■ EXERCISE DESCRIPTION: Leave the pictures out, and output exactly the lines from the one containing "Generate a Python script that draws this with matplotlib." through the one containing "labels[-1].set_va('top')".

■ RECORDS PROVIDED:
┌──

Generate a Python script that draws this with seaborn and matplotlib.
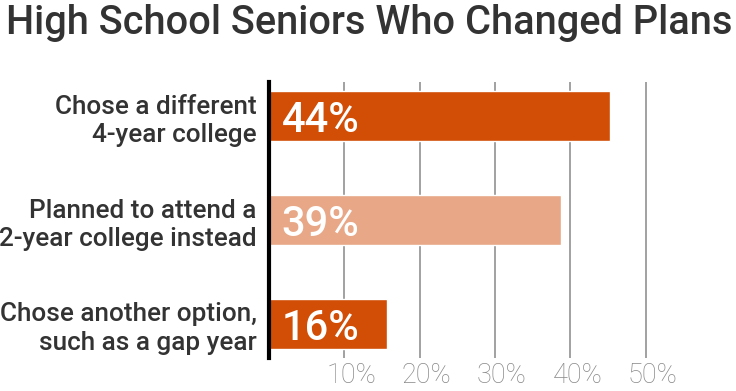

└──
┌──

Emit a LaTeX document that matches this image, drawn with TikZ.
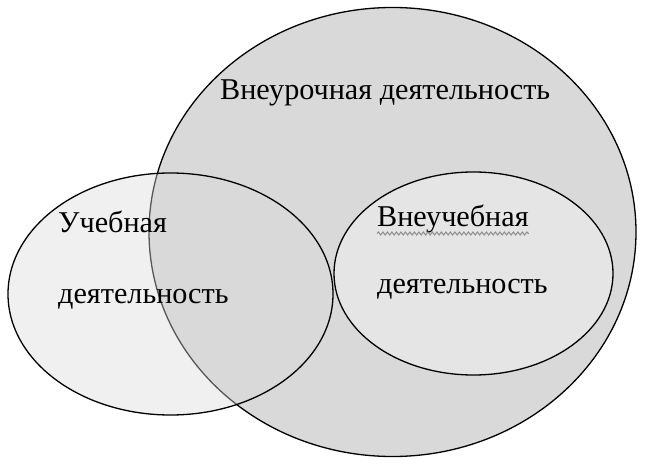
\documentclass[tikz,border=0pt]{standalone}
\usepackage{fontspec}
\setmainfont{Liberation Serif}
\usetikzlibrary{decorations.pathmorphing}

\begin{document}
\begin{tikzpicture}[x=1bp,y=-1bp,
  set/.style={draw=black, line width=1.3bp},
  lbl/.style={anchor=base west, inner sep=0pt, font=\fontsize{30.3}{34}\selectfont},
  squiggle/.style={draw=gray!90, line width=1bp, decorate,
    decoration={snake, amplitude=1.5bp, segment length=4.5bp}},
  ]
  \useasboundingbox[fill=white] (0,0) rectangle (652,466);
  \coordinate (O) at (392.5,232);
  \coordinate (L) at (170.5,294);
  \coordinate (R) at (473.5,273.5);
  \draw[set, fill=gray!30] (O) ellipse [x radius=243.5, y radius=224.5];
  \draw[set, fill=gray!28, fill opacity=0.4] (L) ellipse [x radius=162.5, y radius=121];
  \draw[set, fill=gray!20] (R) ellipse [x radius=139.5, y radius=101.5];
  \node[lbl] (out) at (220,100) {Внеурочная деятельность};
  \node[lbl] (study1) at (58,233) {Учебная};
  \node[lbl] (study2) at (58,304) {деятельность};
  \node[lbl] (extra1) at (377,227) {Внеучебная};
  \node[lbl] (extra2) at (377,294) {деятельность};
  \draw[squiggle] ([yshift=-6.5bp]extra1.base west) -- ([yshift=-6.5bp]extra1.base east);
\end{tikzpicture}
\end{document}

└──
┌──

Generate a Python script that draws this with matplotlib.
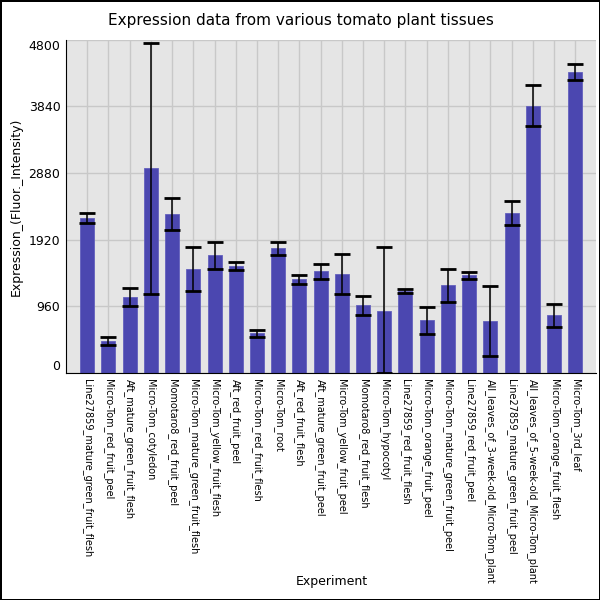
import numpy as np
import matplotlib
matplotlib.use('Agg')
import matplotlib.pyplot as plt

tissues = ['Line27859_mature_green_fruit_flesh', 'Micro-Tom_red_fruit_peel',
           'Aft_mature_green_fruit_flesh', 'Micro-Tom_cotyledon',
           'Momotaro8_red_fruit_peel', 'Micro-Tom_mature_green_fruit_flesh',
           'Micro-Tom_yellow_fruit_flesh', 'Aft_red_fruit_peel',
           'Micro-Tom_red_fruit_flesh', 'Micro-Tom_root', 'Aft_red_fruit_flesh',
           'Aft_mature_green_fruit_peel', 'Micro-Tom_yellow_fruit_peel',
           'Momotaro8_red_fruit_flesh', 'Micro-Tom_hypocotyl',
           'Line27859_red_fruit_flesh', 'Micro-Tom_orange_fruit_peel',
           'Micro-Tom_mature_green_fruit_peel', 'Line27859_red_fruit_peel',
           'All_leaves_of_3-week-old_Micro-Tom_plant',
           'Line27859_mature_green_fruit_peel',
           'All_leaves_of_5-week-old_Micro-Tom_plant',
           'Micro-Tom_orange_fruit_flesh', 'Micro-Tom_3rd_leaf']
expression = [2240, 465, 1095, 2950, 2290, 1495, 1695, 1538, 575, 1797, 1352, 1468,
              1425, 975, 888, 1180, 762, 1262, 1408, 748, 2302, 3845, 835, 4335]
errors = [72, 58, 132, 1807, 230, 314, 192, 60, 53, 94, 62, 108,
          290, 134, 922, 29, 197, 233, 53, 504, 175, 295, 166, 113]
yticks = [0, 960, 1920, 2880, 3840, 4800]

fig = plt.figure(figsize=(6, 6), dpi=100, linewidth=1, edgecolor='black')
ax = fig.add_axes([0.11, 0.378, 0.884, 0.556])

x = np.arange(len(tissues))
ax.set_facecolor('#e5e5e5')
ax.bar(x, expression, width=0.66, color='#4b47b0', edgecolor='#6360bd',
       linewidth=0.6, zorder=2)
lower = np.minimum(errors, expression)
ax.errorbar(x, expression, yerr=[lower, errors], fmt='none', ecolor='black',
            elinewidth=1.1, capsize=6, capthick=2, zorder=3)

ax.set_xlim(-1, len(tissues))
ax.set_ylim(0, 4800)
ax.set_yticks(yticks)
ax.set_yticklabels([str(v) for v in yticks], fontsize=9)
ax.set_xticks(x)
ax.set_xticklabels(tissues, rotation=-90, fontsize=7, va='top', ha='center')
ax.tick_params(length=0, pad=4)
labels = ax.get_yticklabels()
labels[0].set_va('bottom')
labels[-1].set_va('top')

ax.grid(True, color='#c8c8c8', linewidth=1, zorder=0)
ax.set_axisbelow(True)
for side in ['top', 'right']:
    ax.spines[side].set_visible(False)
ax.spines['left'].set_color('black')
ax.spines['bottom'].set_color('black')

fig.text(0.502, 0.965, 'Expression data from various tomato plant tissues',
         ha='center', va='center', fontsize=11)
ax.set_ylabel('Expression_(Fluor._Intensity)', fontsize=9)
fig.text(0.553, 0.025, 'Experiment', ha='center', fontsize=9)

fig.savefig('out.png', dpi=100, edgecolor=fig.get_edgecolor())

└──

■ EXERCISE SOLUTION:
Generate a Python script that draws this with matplotlib.
import numpy as np
import matplotlib
matplotlib.use('Agg')
import matplotlib.pyplot as plt

tissues = ['Line27859_mature_green_fruit_flesh', 'Micro-Tom_red_fruit_peel',
           'Aft_mature_green_fruit_flesh', 'Micro-Tom_cotyledon',
           'Momotaro8_red_fruit_peel', 'Micro-Tom_mature_green_fruit_flesh',
           'Micro-Tom_yellow_fruit_flesh', 'Aft_red_fruit_peel',
           'Micro-Tom_red_fruit_flesh', 'Micro-Tom_root', 'Aft_red_fruit_flesh',
           'Aft_mature_green_fruit_peel', 'Micro-Tom_yellow_fruit_peel',
           'Momotaro8_red_fruit_flesh', 'Micro-Tom_hypocotyl',
           'Line27859_red_fruit_flesh', 'Micro-Tom_orange_fruit_peel',
           'Micro-Tom_mature_green_fruit_peel', 'Line27859_red_fruit_peel',
           'All_leaves_of_3-week-old_Micro-Tom_plant',
           'Line27859_mature_green_fruit_peel',
           'All_leaves_of_5-week-old_Micro-Tom_plant',
           'Micro-Tom_orange_fruit_flesh', 'Micro-Tom_3rd_leaf']
expression = [2240, 465, 1095, 2950, 2290, 1495, 1695, 1538, 575, 1797, 1352, 1468,
              1425, 975, 888, 1180, 762, 1262, 1408, 748, 2302, 3845, 835, 4335]
errors = [72, 58, 132, 1807, 230, 314, 192, 60, 53, 94, 62, 108,
          290, 134, 922, 29, 197, 233, 53, 504, 175, 295, 166, 113]
yticks = [0, 960, 1920, 2880, 3840, 4800]

fig = plt.figure(figsize=(6, 6), dpi=100, linewidth=1, edgecolor='black')
ax = fig.add_axes([0.11, 0.378, 0.884, 0.556])

x = np.arange(len(tissues))
ax.set_facecolor('#e5e5e5')
ax.bar(x, expression, width=0.66, color='#4b47b0', edgecolor='#6360bd',
       linewidth=0.6, zorder=2)
lower = np.minimum(errors, expression)
ax.errorbar(x, expression, yerr=[lower, errors], fmt='none', ecolor='black',
            elinewidth=1.1, capsize=6, capthick=2, zorder=3)

ax.set_xlim(-1, len(tissues))
ax.set_ylim(0, 4800)
ax.set_yticks(yticks)
ax.set_yticklabels([str(v) for v in yticks], fontsize=9)
ax.set_xticks(x)
ax.set_xticklabels(tissues, rotation=-90, fontsize=7, va='top', ha='center')
ax.tick_params(length=0, pad=4)
labels = ax.get_yticklabels()
labels[0].set_va('bottom')
labels[-1].set_va('top')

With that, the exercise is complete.